- Objective -
Do not copy the pictures. Write out the lines from the start of the entries through the line containing "import pandas as pd".

- Given data -
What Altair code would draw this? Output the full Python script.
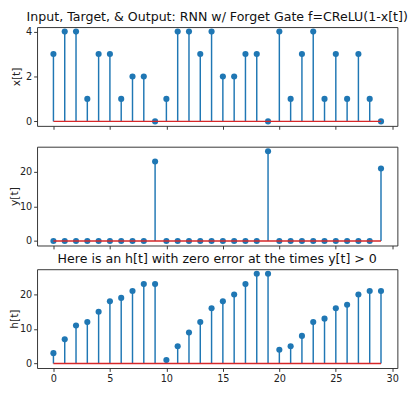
import altair as alt
import pandas as pd

t = list(range(30))
x_vals = [3, 4, 4, 1, 3, 3, 1, 2, 2, 0, 1, 4, 4, 3, 4, 2, 2, 3, 3, 0, 4, 1, 3, 4, 1, 3, 1, 3, 1, 0]
y_vals = [0, 0, 0, 0, 0, 0, 0, 0, 0, 23, 0, 0, 0, 0, 0, 0, 0, 0, 0, 26, 0, 0, 0, 0, 0, 0, 0, 0, 0, 21]
h_vals = [3, 7, 11, 12, 15, 18, 19, 21, 23, 23, 1, 5, 9, 12, 16, 18, 20, 23, 26, 26,
          4, 5, 8, 12, 13, 16, 17, 20, 21, 21]
x_ticks = [0, 5, 10, 15, 20, 25, 30]

BLUE = "#1f77b4"
RED = "#d62728"
FONT = "DejaVu Sans"


def panel(vals, ylabel, ydomain, yticks, title=None, show_xlabels=False, title_offset=2):
    df = pd.DataFrame({"t": t, "v": vals})
    base = alt.Chart(df)
    xenc = alt.X(
        "t:Q",
        scale=alt.Scale(domain=[-1.45, 30.45], nice=False, zero=False),
        axis=alt.Axis(values=x_ticks, labels=show_xlabels, title=None, grid=False,
                      domain=False, tickSize=3.5, labelFontSize=10, labelPadding=2.5),
    )
    yenc = alt.Y(
        "v:Q",
        scale=alt.Scale(domain=ydomain, nice=False, zero=False),
        axis=alt.Axis(values=yticks, title=ylabel, grid=False, domain=False, tickSize=3.5,
                      labelFontSize=10, labelPadding=2, titleFontSize=11,
                      titleFontWeight="normal", titlePadding=0, minExtent=16),
    )
    stems = base.mark_rule(color=BLUE, strokeWidth=1.5).encode(x=xenc, y=yenc, y2=alt.datum(0))
    pts = base.mark_circle(color=BLUE, size=40, opacity=1).encode(x=xenc, y=yenc)
    baseline = base.mark_line(color=RED, strokeWidth=1.5).encode(x=xenc, y=alt.datum(0))
    ch = alt.layer(stems, pts, baseline).properties(width=372, height=102)
    if title:
        ch = ch.properties(title=alt.TitleParams(title, fontSize=13, font=FONT,
                                                 fontWeight="normal", offset=title_offset,
                                                 color="#111"))
    return ch


top = panel(x_vals, "x[t]", [-0.2, 4.2], [0, 2, 4],
            title="Input, Target, & Output: RNN w/ Forget Gate f=CReLU(1-x[t])",
            title_offset=3)
mid = panel(y_vals, "y[t]", [-1.3, 27.3], [0, 10, 20])
bot = panel(h_vals, "h[t]", [-1.3, 27.3], [0, 10, 20],
            title="Here is an h[t] with zero error at the times y[t] > 0", show_xlabels=True,
            title_offset=3)

lower = alt.vconcat(mid, bot, spacing=2.5)
chart = alt.vconcat(top, lower, spacing=15.5).properties(
    padding={"left": 0, "top": -3.5, "right": 0, "bottom": 0}
).configure(font=FONT).configure_view(
    stroke="#333", strokeWidth=1
).configure_axis(labelColor="#222", titleColor="#222", tickColor="#333", labelFont=FONT,
                 titleFont=FONT)

chart.save("out.html", embed_options={"renderer": "svg", "actions": False})
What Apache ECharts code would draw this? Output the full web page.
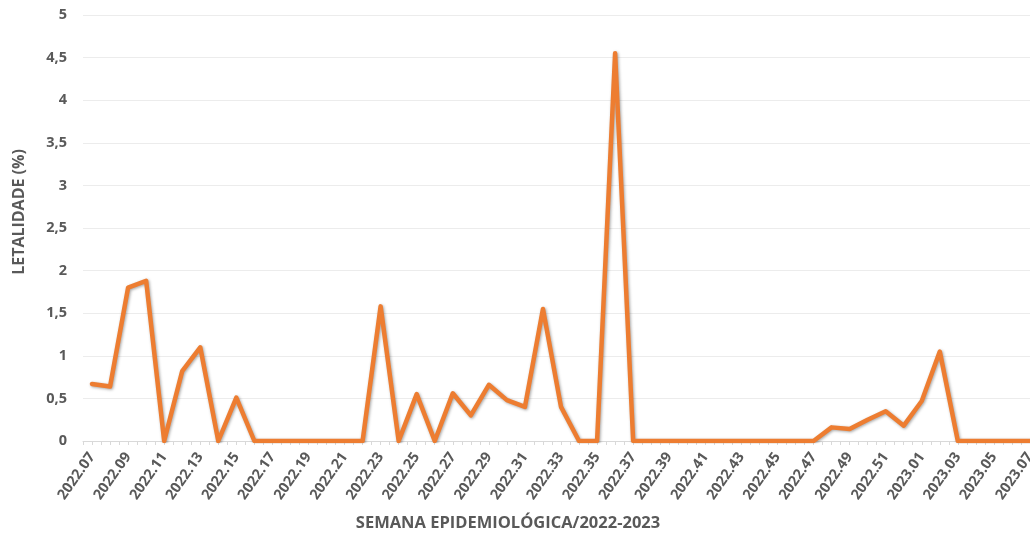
<!DOCTYPE html>
<html>
<head>
<meta charset="utf-8">
<script src="https://cdn.jsdelivr.net/npm/echarts@6/dist/echarts.min.js"></script>
<style>
html,body{margin:0;padding:0;background:#fff;}
#c{width:1030px;height:535px;}
</style>
</head>
<body>
<div id="c"></div>
<script>
var weeks = ["2022.07","2022.08","2022.09","2022.10","2022.11","2022.12","2022.13","2022.14","2022.15","2022.16",
"2022.17","2022.18","2022.19","2022.20","2022.21","2022.22","2022.23","2022.24","2022.25","2022.26",
"2022.27","2022.28","2022.29","2022.30","2022.31","2022.32","2022.33","2022.34","2022.35","2022.36",
"2022.37","2022.38","2022.39","2022.40","2022.41","2022.42","2022.43","2022.44","2022.45","2022.46",
"2022.47","2022.48","2022.49","2022.50","2022.51","2022.52","2023.01","2023.02","2023.03","2023.04",
"2023.05","2023.06","2023.07"];
var letalidade = [0.67,0.64,1.8,1.88,0,0.82,1.1,0,0.51,0,
0,0,0,0,0,0,1.58,0,0.55,0,
0.56,0.3,0.66,0.48,0.4,1.55,0.4,0,0,4.55,
0,0,0,0,0,0,0,0,0,0,
0,0.16,0.14,0.25,0.35,0.18,0.47,1.05,0,0,
0,0,0];
var yTicks = [0,0.5,1,1.5,2,2.5,3,3.5,4,4.5,5];
var yAxisTitle = "LETALIDADE (%)";
var xAxisTitle = "SEMANA EPIDEMIOLÓGICA/2022-2023";

var tickSlots = [];
for (var i = 0; i < weeks.length * 2; i++) tickSlots.push("");

var FONT = "'Open Sans', 'Liberation Sans', sans-serif";
var TXT = "#595959";
var chart = echarts.init(document.getElementById('c'));
chart.setOption({
  animation: false,
  grid: {left: 83, top: 15, width: 956, height: 426, containLabel: false, outerBoundsMode: 'none'},
  xAxis: [{
    type: 'category',
    data: weeks,
    boundaryGap: true,
    axisLine: {show: true, lineStyle: {color: '#d9d9d9', width: 1}},
    axisTick: {show: false},
    axisLabel: {
      interval: 1, rotate: 55, margin: 13, hideOverlap: false,
      color: TXT, fontFamily: FONT, fontWeight: 'bold', fontSize: 14.5
    },
    splitLine: {show: false}
  }, {
    type: 'category',
    data: tickSlots,
    position: 'bottom',
    boundaryGap: true,
    axisLine: {show: false},
    axisTick: {show: true, interval: 0, length: 4, lineStyle: {color: '#d9d9d9'}},
    axisLabel: {show: false},
    splitLine: {show: false}
  }],
  yAxis: {
    type: 'value',
    min: yTicks[0], max: yTicks[yTicks.length - 1], interval: 0.5,
    axisLine: {show: false},
    axisTick: {show: false},
    axisLabel: {
      margin: 16, color: TXT, fontFamily: FONT, fontWeight: 'bold', fontSize: 14.5,
      formatter: function (v) { return String(v).replace('.', ','); }
    },
    splitLine: {lineStyle: {color: '#ececec', width: 1}}
  },
  graphic: [{
    type: 'text', x: 19, y: 212, rotation: Math.PI / 2,
    style: {text: yAxisTitle, fill: TXT, font: "bold 16px " + FONT, textAlign: 'center', textVerticalAlign: 'middle'}
  }, {
    type: 'text', x: 508, y: 523,
    style: {text: xAxisTitle, fill: TXT, font: "bold 16.5px " + FONT, textAlign: 'center', textVerticalAlign: 'middle'}
  }],
  series: [{
    type: 'line',
    xAxisIndex: 0,
    data: letalidade,
    symbol: 'none',
    lineStyle: {color: '#ED7D31', width: 4.5, join: 'round', cap: 'round',
      shadowColor: 'rgba(0,0,0,0.35)', shadowBlur: 3, shadowOffsetX: 1, shadowOffsetY: 1}
  }]
});
</script>
</body>
</html>
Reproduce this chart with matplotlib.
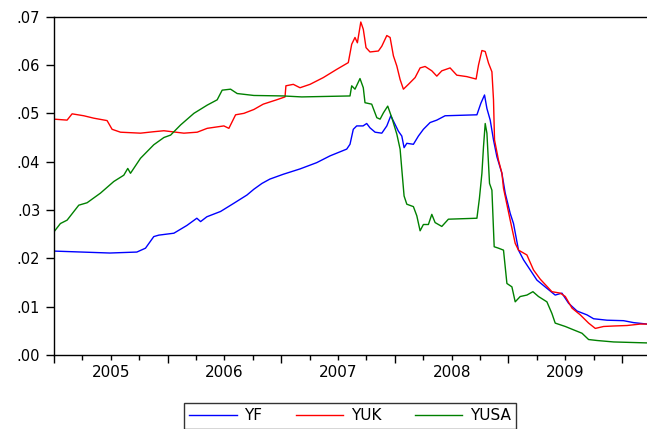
import matplotlib
matplotlib.use("Agg")
import matplotlib.pyplot as plt
from matplotlib.ticker import FuncFormatter, FixedLocator
import matplotlib.transforms as mtransforms

# Series (time in fractional years, rates as decimals)
yf_t = [2005.000, 2005.491, 2005.729, 2005.805, 2005.878, 2005.922, 2006.055, 2006.169,
        2006.257, 2006.290, 2006.345, 2006.466, 2006.583, 2006.698, 2006.759, 2006.830,
        2006.900, 2007.018, 2007.165, 2007.312, 2007.429, 2007.576, 2007.605, 2007.634,
        2007.664, 2007.720, 2007.752, 2007.781, 2007.826, 2007.885, 2007.929, 2007.964,
        2008.002, 2008.031, 2008.061, 2008.081, 2008.105, 2008.163, 2008.207, 2008.251,
        2008.310, 2008.369, 2008.442, 2008.722, 2008.757, 2008.789, 2008.810, 2008.839,
        2008.868, 2008.898, 2008.942, 2008.971, 2009.015, 2009.044, 2009.088, 2009.132,
        2009.191, 2009.250, 2009.338, 2009.411, 2009.470, 2009.529, 2009.603, 2009.691,
        2009.749, 2009.867, 2010.013, 2010.101, 2010.219]
yf = [0.0215, 0.0211, 0.0213, 0.0221, 0.0245, 0.0248, 0.0252, 0.0268,
      0.0283, 0.0276, 0.0286, 0.0297, 0.0314, 0.0331, 0.0343, 0.0355,
      0.0364, 0.0374, 0.0385, 0.0398, 0.0412, 0.0426, 0.0436, 0.0467,
      0.0474, 0.0474, 0.0479, 0.0470, 0.0461, 0.0459, 0.0474, 0.0495,
      0.0477, 0.0463, 0.0453, 0.0429, 0.0438, 0.0436, 0.0453, 0.0467,
      0.0481, 0.0486, 0.0495, 0.0497, 0.0521, 0.0538, 0.0510, 0.0486,
      0.0445, 0.0410, 0.0376, 0.0335, 0.0293, 0.0272, 0.0217, 0.0197,
      0.0176, 0.0155, 0.0138, 0.0124, 0.0128, 0.0107, 0.0091, 0.0083,
      0.0075, 0.0072, 0.0071, 0.0067, 0.0064]

yuk_t = [2005.000, 2005.115, 2005.159, 2005.262, 2005.350, 2005.467, 2005.511, 2005.585,
         2005.761, 2005.878, 2005.967, 2006.143, 2006.260, 2006.348, 2006.495, 2006.539,
         2006.598, 2006.671, 2006.759, 2006.841, 2006.959, 2007.033, 2007.041, 2007.106,
         2007.165, 2007.253, 2007.370, 2007.488, 2007.590, 2007.620, 2007.649, 2007.670,
         2007.700, 2007.722, 2007.746, 2007.781, 2007.855, 2007.885, 2007.929, 2007.958,
         2007.987, 2008.017, 2008.046, 2008.075, 2008.119, 2008.178, 2008.222, 2008.266,
         2008.325, 2008.369, 2008.413, 2008.486, 2008.545, 2008.633, 2008.715, 2008.736,
         2008.766, 2008.795, 2008.824, 2008.854, 2008.868, 2008.877, 2008.912, 2008.942,
         2008.956, 2009.015, 2009.059, 2009.088, 2009.162, 2009.220, 2009.279, 2009.382,
         2009.456, 2009.500, 2009.559, 2009.632, 2009.705, 2009.764, 2009.837, 2009.925,
         2010.043, 2010.160, 2010.219]
yuk = [0.0488, 0.0486, 0.0499, 0.0495, 0.0490, 0.0485, 0.0467, 0.0461,
       0.0459, 0.0462, 0.0464, 0.0459, 0.0461, 0.0469, 0.0474, 0.0469,
       0.0497, 0.0500, 0.0508, 0.0519, 0.0528, 0.0534, 0.0557, 0.0560,
       0.0553, 0.0560, 0.0574, 0.0591, 0.0605, 0.0643, 0.0657, 0.0646,
       0.0689, 0.0674, 0.0636, 0.0627, 0.0629, 0.0639, 0.0661, 0.0657,
       0.0619, 0.0598, 0.0570, 0.0550, 0.0560, 0.0574, 0.0594, 0.0597,
       0.0588, 0.0577, 0.0588, 0.0594, 0.0579, 0.0576, 0.0571, 0.0600,
       0.0630, 0.0628, 0.0604, 0.0586, 0.0528, 0.0445, 0.0403, 0.0376,
       0.0345, 0.0279, 0.0231, 0.0217, 0.0207, 0.0176, 0.0157, 0.0131,
       0.0128, 0.0121, 0.0097, 0.0083, 0.0066, 0.0055, 0.0059, 0.0060,
       0.0061, 0.0064, 0.0064]

yusa_t = [2005.000, 2005.056, 2005.115, 2005.218, 2005.291, 2005.409, 2005.526, 2005.614,
          2005.649, 2005.673, 2005.761, 2005.878, 2005.967, 2006.026, 2006.114, 2006.231,
          2006.348, 2006.436, 2006.480, 2006.554, 2006.612, 2006.759, 2007.018, 2007.180,
          2007.605, 2007.620, 2007.649, 2007.693, 2007.722, 2007.737, 2007.796, 2007.841,
          2007.870, 2007.899, 2007.937, 2007.973, 2008.017, 2008.046, 2008.061, 2008.081,
          2008.105, 2008.163, 2008.193, 2008.222, 2008.251, 2008.295, 2008.325, 2008.354,
          2008.413, 2008.471, 2008.722, 2008.744, 2008.766, 2008.780, 2008.795, 2008.810,
          2008.833, 2008.854, 2008.874, 2008.912, 2008.956, 2008.986, 2009.030, 2009.059,
          2009.103, 2009.162, 2009.215, 2009.264, 2009.338, 2009.382, 2009.411, 2009.500,
          2009.573, 2009.647, 2009.705, 2009.779, 2009.925, 2010.219]
yusa = [0.0255, 0.0272, 0.0279, 0.0310, 0.0315, 0.0335, 0.0359, 0.0372,
        0.0386, 0.0376, 0.0407, 0.0435, 0.0450, 0.0455, 0.0476, 0.0500,
        0.0517, 0.0528, 0.0548, 0.0550, 0.0541, 0.0537, 0.0536, 0.0534,
        0.0536, 0.0557, 0.0550, 0.0572, 0.0553, 0.0522, 0.0519, 0.0491,
        0.0488, 0.0501, 0.0515, 0.0491, 0.0457, 0.0426, 0.0384, 0.0329,
        0.0312, 0.0307, 0.0288, 0.0257, 0.0270, 0.0270, 0.0291, 0.0274,
        0.0266, 0.0281, 0.0283, 0.0324, 0.0376, 0.0431, 0.0479, 0.0459,
        0.0355, 0.0341, 0.0224, 0.0221, 0.0217, 0.0148, 0.0141, 0.0110,
        0.0121, 0.0124, 0.0131, 0.0121, 0.0110, 0.0086, 0.0066, 0.0059,
        0.0052, 0.0045, 0.0032, 0.0030, 0.0027, 0.0025]

years = [2005, 2006, 2007, 2008, 2009]

plt.rcParams['font.family'] = 'DejaVu Sans'

fig = plt.figure(figsize=(6.47, 4.29), dpi=100)
ax = fig.add_axes([0.0835, 0.1725, 0.9165, 0.7886])

l1, = ax.plot(yf_t, yf, color='#0000ff', lw=1.0, label='YF')
l2, = ax.plot(yuk_t, yuk, color='#ff0000', lw=1.0, label='YUK')
l3, = ax.plot(yusa_t, yusa, color='#008000', lw=1.0, label='YUSA')

ax.set_xlim(2005.0, 2010.219)
ax.set_ylim(0, 0.07)

ax.spines['right'].set_visible(False)
for s in ['left', 'bottom', 'top']:
    ax.spines[s].set_linewidth(1.0)
    ax.spines[s].set_color('black')

# y axis
ax.set_yticks([0.0, 0.01, 0.02, 0.03, 0.04, 0.05, 0.06, 0.07])
ax.yaxis.set_major_formatter(FuncFormatter(lambda v, p: f'{v:.2f}'[1:]))
ax.tick_params(axis='y', direction='out', length=6, width=1, pad=4, labelsize=10.5)

# x axis: long ticks at year starts, short ticks at quarters, labels mid-year
ax.xaxis.set_major_locator(FixedLocator(years + [2010]))
ax.xaxis.set_minor_locator(FixedLocator([y + q for y in years + [2010] for q in (0.25, 0.5, 0.75)]))
ax.set_xticklabels([])
ax.tick_params(axis='x', which='major', direction='out', length=6, width=1)
ax.tick_params(axis='x', which='minor', direction='out', length=3.5, width=1)

trans = mtransforms.blended_transform_factory(ax.transData, ax.transAxes)
for y in years:
    ax.text(y + 0.5, -0.052, str(y), transform=trans, ha='center', va='center', fontsize=11)

leg = fig.legend(handles=[l1, l2, l3], loc='center', bbox_to_anchor=(350 / 647, 1 - 416 / 429),
                 ncol=3, fontsize=11, frameon=True, fancybox=False, edgecolor='black',
                 handlelength=3.1, handletextpad=0.5, columnspacing=2.2, borderpad=0.35,
                 borderaxespad=0)
leg.get_frame().set_linewidth(1.0)

fig.savefig('out.png', dpi=100)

- Written answer -
What Altair code would draw this? Output the full Python script.
import altair as alt
import pandas as pd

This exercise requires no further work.